WASHINGTON: If the Army wants to get the Armed Aerial Scout into the fleet — which it wants to badly — it’s gonna have to sacrifice parts of its air portfolio to get there.
Federal funding for the Army’s air directorate will likely remain static in the Pentagon’s upcoming budget proposal for fiscal 2012, Maj. Gen Tim Crosby, head of the Army’s program executive office for aviation, said last Friday. That’s no small feat considering the tremendous pressure the department is under to cut costs. While Army aviation will be spared the most of the painful budget cuts in store for the rest of the service, the office won’t be getting any more money either. That could make life a little difficult for service officials looking to get the AAS program off the ground. But the Army does have a plan, Crosby said.
The Army plans to shift dollars from its Kiowa Warrior service life extension program, or SLEP, and move those funds into the Armed Aerial Scout, the two-star general said at last week’s Association of the U.S. Army’s annual aviation symposium. The AAS will replace the Kiowa as the service’s premiere attack reconnaissance helicopter. The Army will have to drop the number of Kiowas it plans to SLEP to pay for AAS development. “That’s the delta” Army aviation leaders are working on now, Crosby said regarding the drop in Kiowa upgrades. But the sooner the service can get the AAS flying, the less upgraded Kiowas it will need in the fleet.
Army aviation leaders plan to hold tryouts for the various defense firms vying for the helicopter deal over the next few weeks, according to Crosby. These tryouts will consist of live-flight “evaluations” of the various helicopters being pitched for the program, he said. The Army got DoD’s blessing to begin evaluating AAS proposals earlier this month, he said. But Crosby was quick to point out these evaluations are not intended to be a “fly-off” to determine which helicopter will become the AAS. Rather, they are just a chance for Army leaders to see what industry has been developing and how far that work as come along.

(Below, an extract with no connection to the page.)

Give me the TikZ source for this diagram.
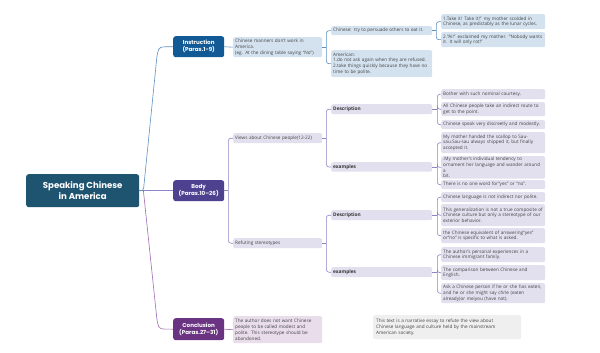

Currently, none of the current crop of AAS proposals meet the program’s requirements, according to Crosby. That said, service officials may have to lower their expectations on what it expects to get from the AAS. The Army may want the “Lexus version” of its new armed recon helicopter, it may have to be happy with the “Chevy version” of that new helo, Col. Patrick Tierney, director of Army aviation, said at the same AUSA event.